Roderick Thorpe’s thick 1966 bestseller The Detective — strangely compelling through 500 pages in which no real action of the type beloved by moviemakers occurs — centers on an insurance investigator, and while the makers of the 1968 screen adaptation obviously felt that Joe Leland had to be made an actual cop, they remained remarkably faithful to the substance of Thorpe’s narrative: Two seemingly unrelated cases, spread over time, come crashing together in the direst of fashions as Leland’s marriage simultaneously falls to pieces. Most remarkably for the period, the picture’s screenwriter, the redoubtable Abby Mann, retains Thorpe’s laissez-faire attitude toward homosexual men in those dark, pre-Stonewall days of furtive existence.
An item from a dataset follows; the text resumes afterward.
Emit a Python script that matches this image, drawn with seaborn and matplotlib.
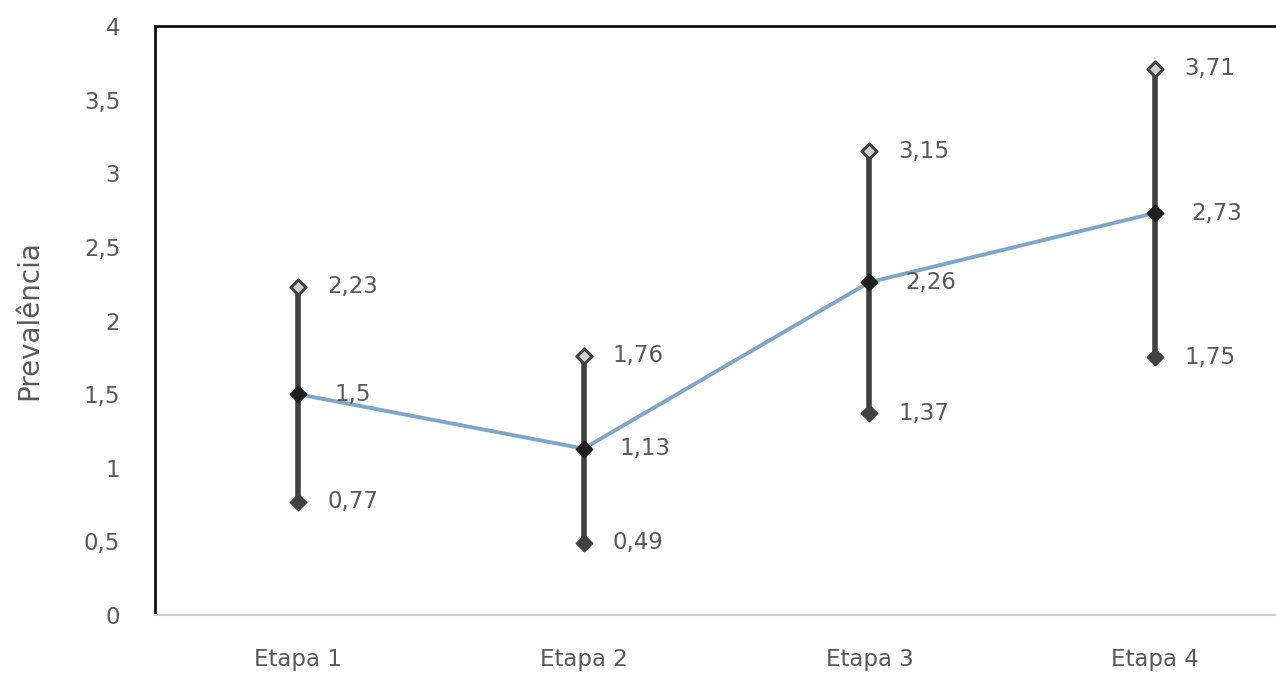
import matplotlib
matplotlib.use("Agg")
import matplotlib.pyplot as plt
import seaborn as sns
import pandas as pd

# chart data
etapas = ["Etapa 1", "Etapa 2", "Etapa 3", "Etapa 4"]
prevalencia = [1.50, 1.13, 2.26, 2.73]
limite_inferior = [0.77, 0.49, 1.37, 1.75]
limite_superior = [2.23, 1.76, 3.15, 3.71]
y_ticks = [0, 0.5, 1, 1.5, 2, 2.5, 3, 3.5, 4]

sns.set_theme(style="white")
plt.rcParams["font.family"] = ["DejaVu Sans"]

TXT = "#595959"
DARK = "#404040"
LINE = "#7ea6c9"
FS = 16.5

df = pd.DataFrame({"etapa": etapas, "prev": prevalencia,
                   "lo": limite_inferior, "hi": limite_superior})
df["x"] = range(len(df))

fig = plt.figure(figsize=(12.76, 6.76), dpi=100)
# plot area runs past the right edge (cropped like the original)
ax = fig.add_axes([155 / 1276, 1 - 615 / 676, 1143 / 1276, 589 / 676])

# confidence interval bars
ax.vlines(df["x"], df["lo"], df["hi"], color=DARK, lw=4, zorder=2)

# prevalence line
sns.lineplot(data=df, x="x", y="prev", ax=ax, color=LINE, lw=2.8, zorder=3)

# markers
ax.scatter(df["x"], df["lo"], marker="D", s=70, color=DARK, zorder=4)
ax.scatter(df["x"], df["prev"], marker="D", s=70, color="#1f1f1f", zorder=4)
ax.scatter(df["x"], df["hi"], marker="D", s=60, facecolor="#d0d0d0",
           edgecolor=DARK, linewidth=2.2, zorder=4)

def fmt(v):
    s = f"{v:.2f}".rstrip("0").rstrip(".")
    return s.replace(".", ",")

for i, row in df.iterrows():
    for col, off in (("hi", 21), ("lo", 21), ("prev", 26)):
        ax.annotate(fmt(row[col]), (row["x"], row[col]), xytext=(off, 0),
                    textcoords="offset points", va="center", ha="left",
                    fontsize=FS, color=TXT)

ax.set_xlim(-0.5, 3.5)
ax.set_ylim(0, 4)
ax.set_xticks(df["x"])
ax.set_xticklabels(etapas, fontsize=FS, color=TXT)
ax.set_yticks(y_ticks)
ax.set_yticklabels([fmt(t) for t in y_ticks], fontsize=FS, color=TXT)
ax.tick_params(axis="x", length=0, pad=24)
ax.tick_params(axis="y", length=0, pad=25)
ax.set_xlabel("")
ax.set_ylabel("Prevalência", fontsize=20, color=TXT, va="center", ha="center")
ax.yaxis.set_label_coords(-0.11, 0.5)

ax.spines["left"].set_color("#111111")
ax.spines["left"].set_linewidth(2)
ax.spines["left"].set_capstyle("butt")
ax.spines["top"].set_color("#111111")
ax.spines["top"].set_linewidth(2)
ax.spines["bottom"].set_color("#d0d0d0")
ax.spines["bottom"].set_linewidth(1.5)
ax.spines["right"].set_visible(False)

fig.savefig("out.png", dpi=100)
Thorpe is less sympathetic, perhaps, than simply non-judgmental, but even that is saying something during the era in which he was writing. And if this all seems a bit tame by 21st century standards, it’s notable that Leland’s live-and-let-live attitudes are embodied by no less a figure of normative, if publicly exaggerated, heterosexuality than Frank Sinatra.

More socially liberal than his famous, mercurial, switch of political parties would indicate — wholly typically, he turned his back on a lifelong affiliation with the Democrats after a silly tiff with Bobby Kennedy (who drove everyone away from his brother eventually, including Jack’s old friend Gore Vidal) — Sinatra is in fact the ideal spokesman for the forward thinking the makers of The Detective attempted to espouse. His Joe Leland is highly ethical, repulsed by the ass-kissing games departmental politesse require, disgusted by his city’s duplicitous attitudes toward the racially despised and economically dispossessed, and deeply disturbed by the floating morality of the people he is expected to represent. Sinatra, a far subtler actor than his “ring-a-ding-ding” Rat Pack persona might suggest, is never more effective than when he conveys, without words, a characteristically eloquent sense of ethical nausea.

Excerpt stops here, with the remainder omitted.